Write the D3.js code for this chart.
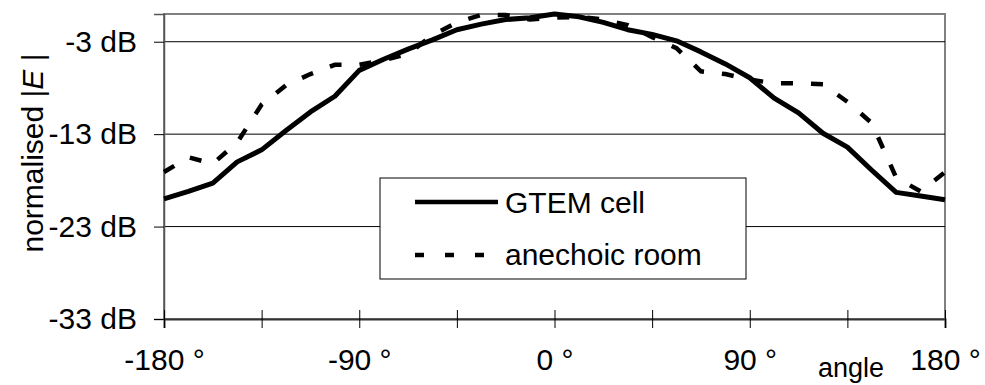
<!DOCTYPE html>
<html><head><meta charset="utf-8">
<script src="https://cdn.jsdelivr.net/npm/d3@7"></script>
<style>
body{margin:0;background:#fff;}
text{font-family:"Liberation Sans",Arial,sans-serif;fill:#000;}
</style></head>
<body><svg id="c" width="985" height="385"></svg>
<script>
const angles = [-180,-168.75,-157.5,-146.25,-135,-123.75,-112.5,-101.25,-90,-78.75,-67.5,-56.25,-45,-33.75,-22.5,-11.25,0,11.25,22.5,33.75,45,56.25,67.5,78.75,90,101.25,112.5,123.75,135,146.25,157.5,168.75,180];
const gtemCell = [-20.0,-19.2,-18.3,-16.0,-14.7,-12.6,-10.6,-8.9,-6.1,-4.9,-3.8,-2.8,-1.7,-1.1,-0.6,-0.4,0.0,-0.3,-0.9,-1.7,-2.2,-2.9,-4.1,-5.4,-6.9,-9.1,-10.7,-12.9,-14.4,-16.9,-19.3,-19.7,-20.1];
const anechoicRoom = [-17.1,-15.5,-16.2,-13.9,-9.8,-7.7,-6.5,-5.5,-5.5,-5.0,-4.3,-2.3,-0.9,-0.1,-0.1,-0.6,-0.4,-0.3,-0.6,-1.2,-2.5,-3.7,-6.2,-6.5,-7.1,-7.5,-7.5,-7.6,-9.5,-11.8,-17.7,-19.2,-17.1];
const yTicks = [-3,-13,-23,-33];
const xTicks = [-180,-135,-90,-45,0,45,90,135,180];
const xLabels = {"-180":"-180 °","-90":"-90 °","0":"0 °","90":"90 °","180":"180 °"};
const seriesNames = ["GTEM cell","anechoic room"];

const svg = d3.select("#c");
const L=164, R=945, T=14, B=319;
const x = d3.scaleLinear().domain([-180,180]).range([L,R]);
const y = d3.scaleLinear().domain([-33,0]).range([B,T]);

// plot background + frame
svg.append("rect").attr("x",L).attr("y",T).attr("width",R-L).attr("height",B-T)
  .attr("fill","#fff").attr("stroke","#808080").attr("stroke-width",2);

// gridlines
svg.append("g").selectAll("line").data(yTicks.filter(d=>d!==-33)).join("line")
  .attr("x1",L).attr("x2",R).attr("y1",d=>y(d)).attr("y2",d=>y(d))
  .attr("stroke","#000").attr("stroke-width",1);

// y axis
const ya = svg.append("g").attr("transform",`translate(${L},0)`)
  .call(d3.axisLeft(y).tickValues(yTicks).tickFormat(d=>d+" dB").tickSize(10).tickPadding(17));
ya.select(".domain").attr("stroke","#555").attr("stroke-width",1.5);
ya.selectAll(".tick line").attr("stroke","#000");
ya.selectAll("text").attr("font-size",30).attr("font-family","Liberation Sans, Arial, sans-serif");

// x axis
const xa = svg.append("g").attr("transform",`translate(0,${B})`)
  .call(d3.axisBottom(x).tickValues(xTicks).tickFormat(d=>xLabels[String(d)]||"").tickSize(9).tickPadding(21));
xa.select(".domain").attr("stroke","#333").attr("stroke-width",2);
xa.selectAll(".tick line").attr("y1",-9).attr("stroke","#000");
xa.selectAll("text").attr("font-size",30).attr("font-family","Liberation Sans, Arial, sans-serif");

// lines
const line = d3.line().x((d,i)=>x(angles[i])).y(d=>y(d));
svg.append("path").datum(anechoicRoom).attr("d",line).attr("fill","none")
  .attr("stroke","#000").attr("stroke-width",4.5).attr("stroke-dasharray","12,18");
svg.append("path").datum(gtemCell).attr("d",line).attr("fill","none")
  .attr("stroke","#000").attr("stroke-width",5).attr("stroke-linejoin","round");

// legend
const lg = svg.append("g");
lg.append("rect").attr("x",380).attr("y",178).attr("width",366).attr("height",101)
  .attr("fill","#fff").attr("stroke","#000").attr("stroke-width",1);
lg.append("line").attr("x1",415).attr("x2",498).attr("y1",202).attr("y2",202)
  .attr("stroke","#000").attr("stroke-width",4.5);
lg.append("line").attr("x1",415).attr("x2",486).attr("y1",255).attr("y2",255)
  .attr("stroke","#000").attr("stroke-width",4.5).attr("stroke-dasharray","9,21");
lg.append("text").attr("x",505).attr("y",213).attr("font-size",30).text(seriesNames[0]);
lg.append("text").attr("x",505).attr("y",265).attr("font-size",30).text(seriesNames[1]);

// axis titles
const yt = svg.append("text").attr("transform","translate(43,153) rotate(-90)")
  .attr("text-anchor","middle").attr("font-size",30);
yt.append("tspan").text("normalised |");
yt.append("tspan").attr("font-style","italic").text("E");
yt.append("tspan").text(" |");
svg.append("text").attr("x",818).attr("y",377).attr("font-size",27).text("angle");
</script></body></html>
_ _ _ _ _
• Requirements
Make an exact copy of all the material, but keep the pictures out of it.

• Written response
Write the D3.js code for this chart.
<!DOCTYPE html>
<html><head><meta charset="utf-8">
<script src="https://cdn.jsdelivr.net/npm/d3@7"></script>
<style>
body{margin:0;background:#fff;}
text{font-family:"Liberation Sans",Arial,sans-serif;fill:#000;}
</style></head>
<body><svg id="c" width="985" height="385"></svg>
<script>
const angles = [-180,-168.75,-157.5,-146.25,-135,-123.75,-112.5,-101.25,-90,-78.75,-67.5,-56.25,-45,-33.75,-22.5,-11.25,0,11.25,22.5,33.75,45,56.25,67.5,78.75,90,101.25,112.5,123.75,135,146.25,157.5,168.75,180];
const gtemCell = [-20.0,-19.2,-18.3,-16.0,-14.7,-12.6,-10.6,-8.9,-6.1,-4.9,-3.8,-2.8,-1.7,-1.1,-0.6,-0.4,0.0,-0.3,-0.9,-1.7,-2.2,-2.9,-4.1,-5.4,-6.9,-9.1,-10.7,-12.9,-14.4,-16.9,-19.3,-19.7,-20.1];
const anechoicRoom = [-17.1,-15.5,-16.2,-13.9,-9.8,-7.7,-6.5,-5.5,-5.5,-5.0,-4.3,-2.3,-0.9,-0.1,-0.1,-0.6,-0.4,-0.3,-0.6,-1.2,-2.5,-3.7,-6.2,-6.5,-7.1,-7.5,-7.5,-7.6,-9.5,-11.8,-17.7,-19.2,-17.1];
const yTicks = [-3,-13,-23,-33];
const xTicks = [-180,-135,-90,-45,0,45,90,135,180];
const xLabels = {"-180":"-180 °","-90":"-90 °","0":"0 °","90":"90 °","180":"180 °"};
const seriesNames = ["GTEM cell","anechoic room"];

const svg = d3.select("#c");
const L=164, R=945, T=14, B=319;
const x = d3.scaleLinear().domain([-180,180]).range([L,R]);
const y = d3.scaleLinear().domain([-33,0]).range([B,T]);

// plot background + frame
svg.append("rect").attr("x",L).attr("y",T).attr("width",R-L).attr("height",B-T)
  .attr("fill","#fff").attr("stroke","#808080").attr("stroke-width",2);

// gridlines
svg.append("g").selectAll("line").data(yTicks.filter(d=>d!==-33)).join("line")
  .attr("x1",L).attr("x2",R).attr("y1",d=>y(d)).attr("y2",d=>y(d))
  .attr("stroke","#000").attr("stroke-width",1);

// y axis
const ya = svg.append("g").attr("transform",`translate(${L},0)`)
  .call(d3.axisLeft(y).tickValues(yTicks).tickFormat(d=>d+" dB").tickSize(10).tickPadding(17));
ya.select(".domain").attr("stroke","#555").attr("stroke-width",1.5);
ya.selectAll(".tick line").attr("stroke","#000");
ya.selectAll("text").attr("font-size",30).attr("font-family","Liberation Sans, Arial, sans-serif");

// x axis
const xa = svg.append("g").attr("transform",`translate(0,${B})`)
  .call(d3.axisBottom(x).tickValues(xTicks).tickFormat(d=>xLabels[String(d)]||"").tickSize(9).tickPadding(21));
xa.select(".domain").attr("stroke","#333").attr("stroke-width",2);
xa.selectAll(".tick line").attr("y1",-9).attr("stroke","#000");
xa.selectAll("text").attr("font-size",30).attr("font-family","Liberation Sans, Arial, sans-serif");

// lines
const line = d3.line().x((d,i)=>x(angles[i])).y(d=>y(d));
svg.append("path").datum(anechoicRoom).attr("d",line).attr("fill","none")
  .attr("stroke","#000").attr("stroke-width",4.5).attr("stroke-dasharray","12,18");
svg.append("path").datum(gtemCell).attr("d",line).attr("fill","none")
  .attr("stroke","#000").attr("stroke-width",5).attr("stroke-linejoin","round");

// legend
const lg = svg.append("g");
lg.append("rect").attr("x",380).attr("y",178).attr("width",366).attr("height",101)
  .attr("fill","#fff").attr("stroke","#000").attr("stroke-width",1);
lg.append("line").attr("x1",415).attr("x2",498).attr("y1",202).attr("y2",202)
  .attr("stroke","#000").attr("stroke-width",4.5);
lg.append("line").attr("x1",415).attr("x2",486).attr("y1",255).attr("y2",255)
  .attr("stroke","#000").attr("stroke-width",4.5).attr("stroke-dasharray","9,21");
lg.append("text").attr("x",505).attr("y",213).attr("font-size",30).text(seriesNames[0]);
lg.append("text").attr("x",505).attr("y",265).attr("font-size",30).text(seriesNames[1]);

// axis titles
const yt = svg.append("text").attr("transform","translate(43,153) rotate(-90)")
  .attr("text-anchor","middle").attr("font-size",30);
yt.append("tspan").text("normalised |");
yt.append("tspan").attr("font-style","italic").text("E");
yt.append("tspan").text(" |");
svg.append("text").attr("x",818).attr("y",377).attr("font-size",27).text("angle");
</script></body></html>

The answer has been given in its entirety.